Gotham City is a French-speaking Swiss investigative news website sourcing information through a judicial watch and specializing in white-collar crime (fraud, corruption, money laundering).

Gotham City focuses on white-collar crime cases related to the Swiss financial industry. The court reporters obtain information through open data requests from courts in Switzerland, France and abroad. The articles give as often as possible access to original court documents obtained from official sources. It is an independent, reader-funded, advertising-free, subscription-only media outlet.

== History ==
Gotham City was founded in 2017 by investigative journalists Marie Maurisse and François Pilet. The editorial staff also includes Coline Emmel and Federico Franchini.

In June 2019, Gotham City revealed that SICPA, a Swiss company that provides security inks for currencies and sensitive documents, is subject to criminal proceedings by the Office of the Attorney General of Switzerland for acts of corruption in Brazil. In August 2019, it published a second article stating that the federal investigation against SICPA involves suspicions of corruption in fourteen countries. In June 2021, it revealed that the federal investigation against Sicpa was extended to Philippe Amon, Sicpa's owner.

Gotham City revealed in August 2020 that the public prosecutor's office of the Canton Geneva had frozen $900 million belonging to Carlos Manuel de São Vicente, the husband of Irene Alexandra da Silva Neto, daughter of Angola's first president, António Agostinho Neto. The ruling indicates that the public prosecutor's office of the Canton Geneva opened criminal proceedings for money laundering against Carlos Manuel de São Vicente in December 2018. Carlos Vicente is suspected of embezzling funds from his Angolan insurance company AAA Seguros SA. The latter was responsible for covering risks related to the oil activities of the Angolan national company Sonangol. These revelations sparked outcry in Angola.

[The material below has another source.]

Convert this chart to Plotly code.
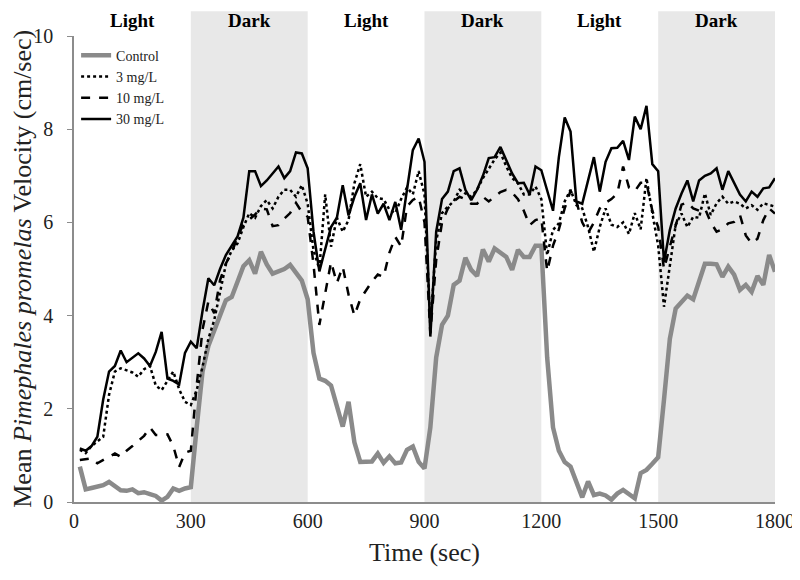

In June 2021, Gotham City revealed that the US embassy in Bern requested the extradition of Vladislav Klyushin, who was arrested in canton Valais and was being held in the town of Sion in southern Switzerland.

In 2022, the outlet published a judgement from the Administrative Chamber of the Geneva Court that ordered billionaire Pierre Castel to pay 415 million francs in back taxes.